In September 1916, Howe was the pianist and accompanist for several concerts in Alaska and British Columbia and with Aileen Ferluce, an Alaskan prima donna and harpist. In 1922, Howe was the dean of the American College of Music in Seattle. He taught classes, gave concerts and developed the college's course of study. He was also a Seattle School of Music professor.

By December 1922, Howe had composed 200 works. His The Olympic Suite was inspired by a trip on the Great Northern Railway through the Cascade Range and Rocky Mountains in July 1922. It included twelve movements including "Ode to Mount Olympus", "The Red Velvet Rose of Seattle", "The Rippling Waters of Queets", and "Tahoma Suite". Howe performed "The Rippling Waters of Queets" on piano for Washington State Federation Day at the Pacific Northwest Products Exhibition in February 1923. He premiered parts of The Olympic Suite in a series of radio concerts on KDZE that were heard by some 100,000 people. The radio show included Howe's narration, violinist Arnold Krauss, soprano Florita Munson-Wroten, soprano Dimples Marie David, and a chorus of twelve. The Olympic Suite was published as a book with related photographs.
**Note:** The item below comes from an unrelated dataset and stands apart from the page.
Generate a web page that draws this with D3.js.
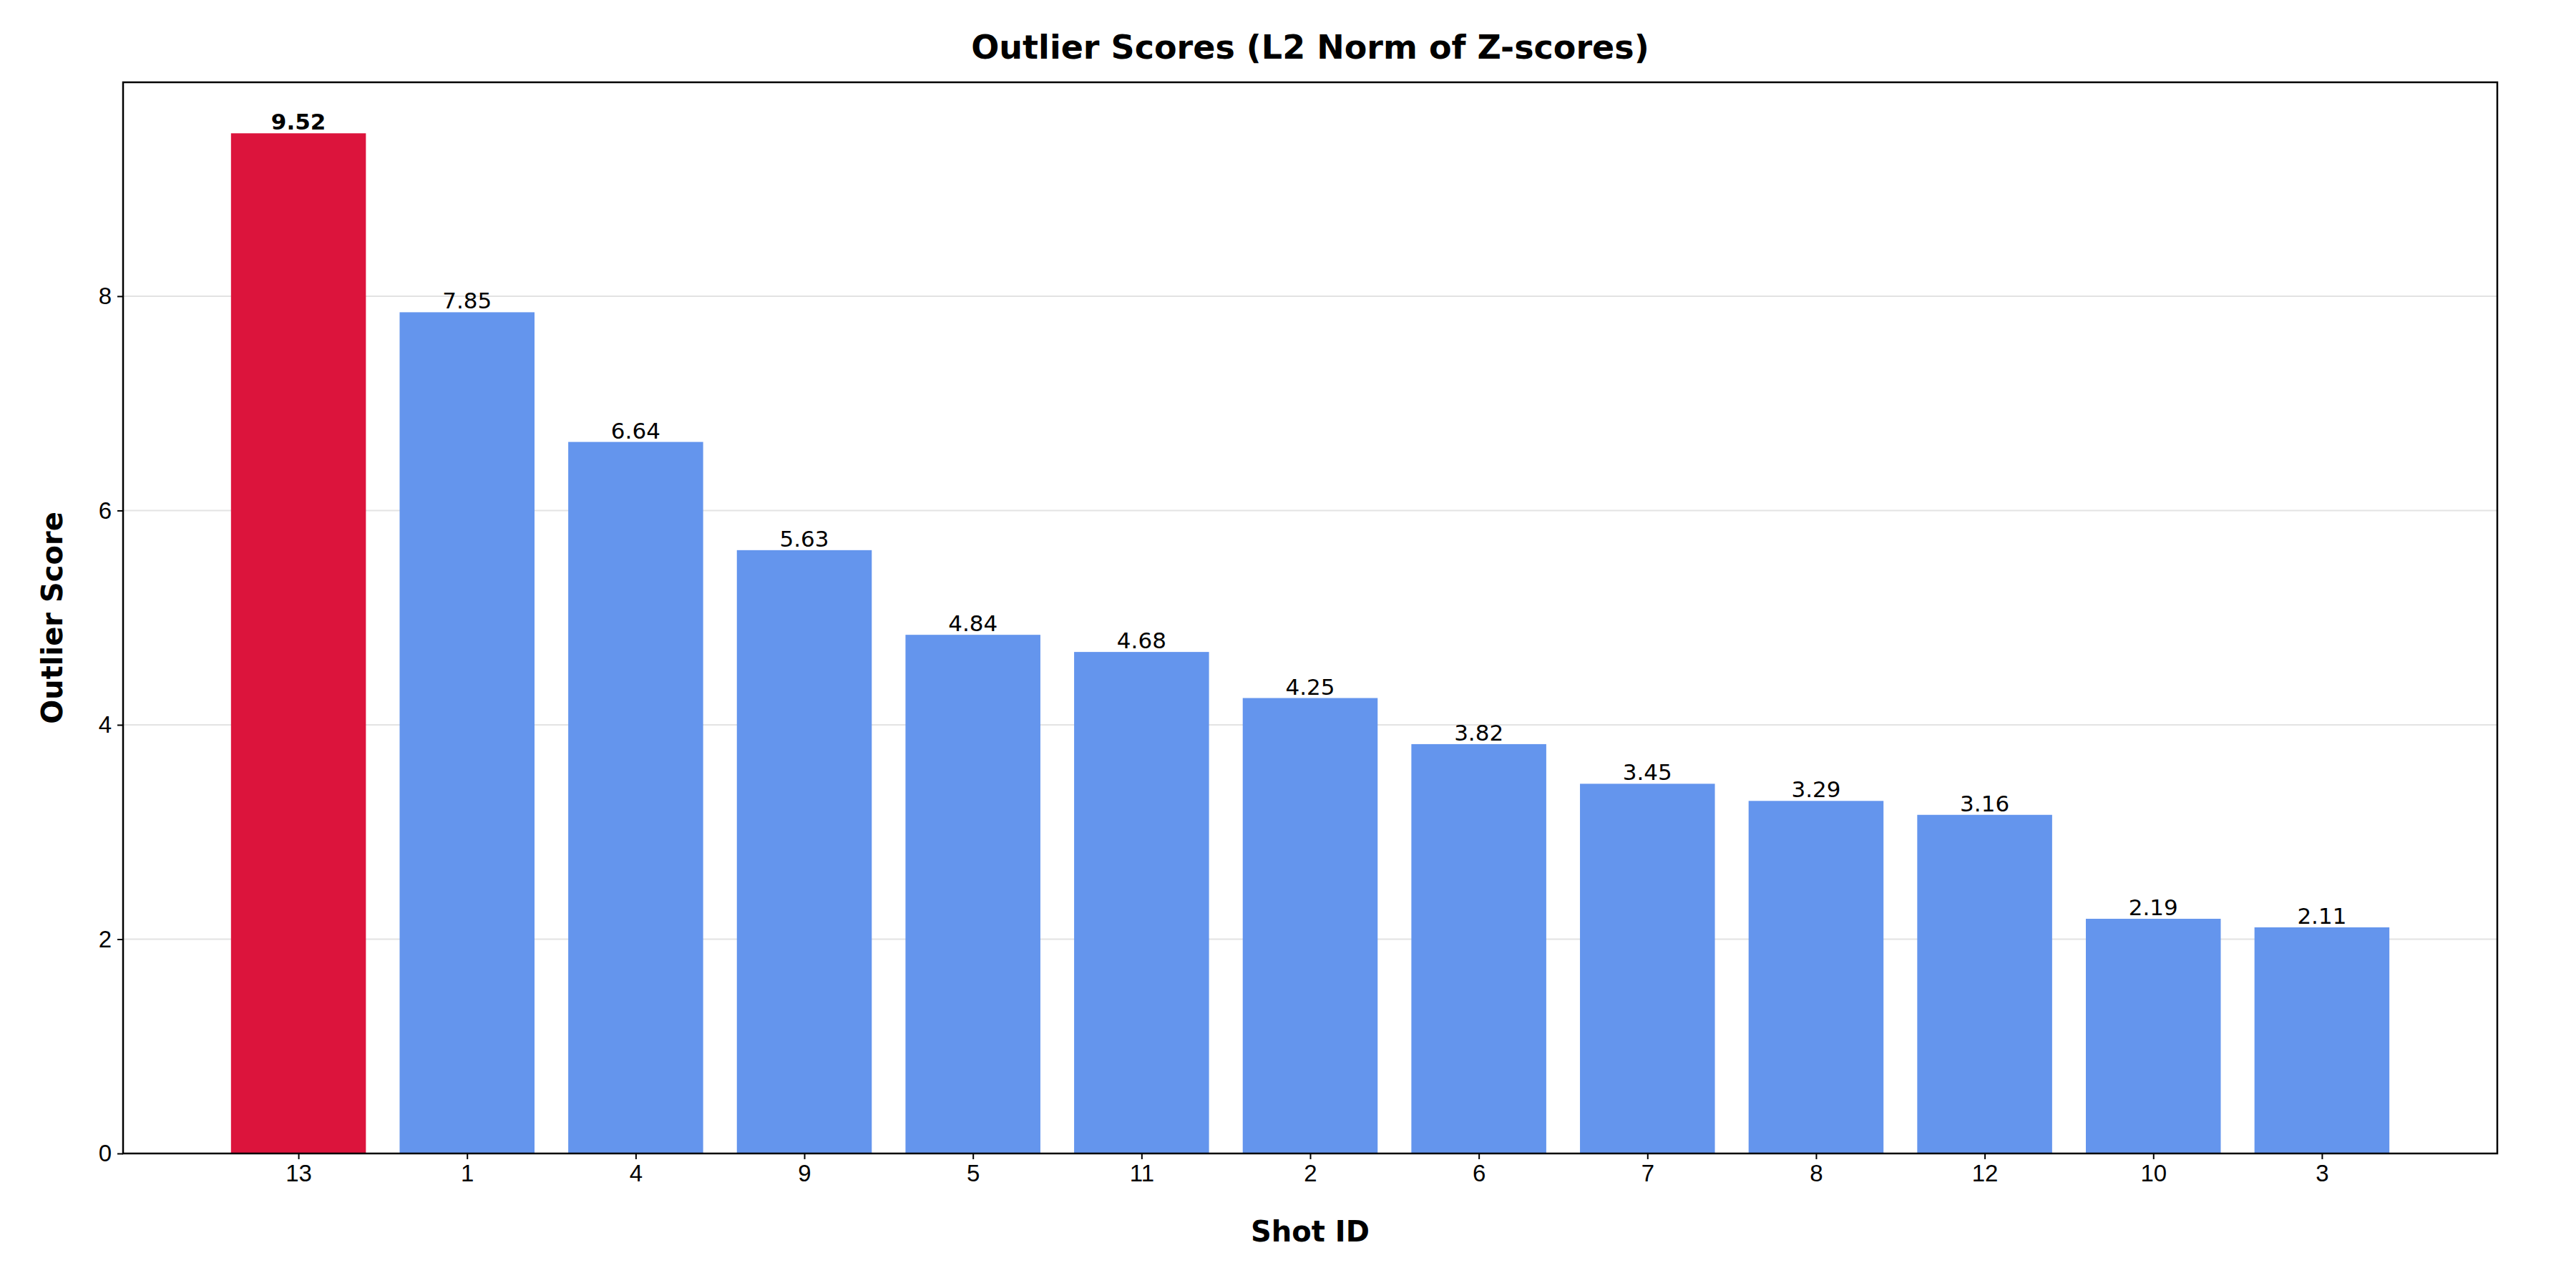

In February 1923, Howe composed "Our Washington", intended to be the state song, with Martha Washington. He composed for the Seattle Oratorio Society in 1928. In 1929, he performed music and gave lecture-recitals for ladies clubs and colleges. One of his lectures, "The Red Devils of the Board of Trade", was not musical and showed his new interest in the stock market and consumer issues. He also wrote The Dragon and Juggernaut of Speculation as Exemplified in Gambling in Prices of Our Food Products.

==Honors==
A variety of dahlia was named in his honor.

==Personal life==
Howe married Liley Cramphorn in the First Methodist Episcopal Church of San Jose on December 12, 1899. She was originally from Rochester, England but was living in San Jose where she was the secretary of the Pacific Grove Summer School of Music. The church was decorated by the San Jose Oratorio Society. The San Francisco Oratorio Society and San Francisco Philharmonic Society hosted their reception at the of Mr. and Mrs. James E. Gordon. The couple did not have any children.

Howe was a member of the Sons of the American Revolution.
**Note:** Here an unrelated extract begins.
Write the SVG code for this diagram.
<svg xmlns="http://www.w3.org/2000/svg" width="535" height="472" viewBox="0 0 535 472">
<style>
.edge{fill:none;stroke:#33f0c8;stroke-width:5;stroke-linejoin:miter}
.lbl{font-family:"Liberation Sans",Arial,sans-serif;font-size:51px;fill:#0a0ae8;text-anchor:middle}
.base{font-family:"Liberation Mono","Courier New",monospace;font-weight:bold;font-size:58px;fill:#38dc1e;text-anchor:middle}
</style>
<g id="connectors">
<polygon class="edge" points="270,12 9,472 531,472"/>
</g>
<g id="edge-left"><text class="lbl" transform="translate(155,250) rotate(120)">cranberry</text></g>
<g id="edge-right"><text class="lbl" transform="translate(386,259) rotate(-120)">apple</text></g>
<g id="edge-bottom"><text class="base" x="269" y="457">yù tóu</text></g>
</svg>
After a long sickness, Howe died on April 12, 1934, in Seattle, Washington at the age of 75. He was buried in the Harmony Cemetery in Boxford, Massachusetts. Howe left his estate to Ruth G. Chastain, his student for two years and a former music teacher. Rather than a will, Howe wrote a certificate of gift on September 4, 1933, in consideration of his engagement with Chastain. Chastain told the press that they had not set a date for their marriage.

== Works ==

=== Songs and music ===
- Sacred Songs for Contrello or Bass. Boston: Arthur P. Schmidt & Co., 1884.
- Four Songs with Accompaniment of Pianoforte, Violin, and Violoncello. Boston: Arthur P. Schmidt & Co., 1884.
- Songs of DePauw: A Collection of College Songs. Boston: J. M. Russell, 1890.
- Boys of the U.S.A. Seattle: Harvey J. Woods, 1918.
- The Banner of Freedom and Fame: A National Song Dedicated to The American Legion and Veterans of Foreign Wars. Words by John Julius Jones and music by James Hamilton Howe. 1920.
- The Olympic Suite ... For Pianoforte, Voice, and Orchestra, etc., 1922.

=== Books ===
- The Dragon and Juggernaut of Speculation as Exemplified in Gambling in Prices of Our Food Products. Written especially for the Education and Protection of Our Young Men and Women, About to Enter the Business or Professional World; and a Warning to Our Produce Growers and Provision Packers. Seattle: The Dragon Publishing Company, 1916.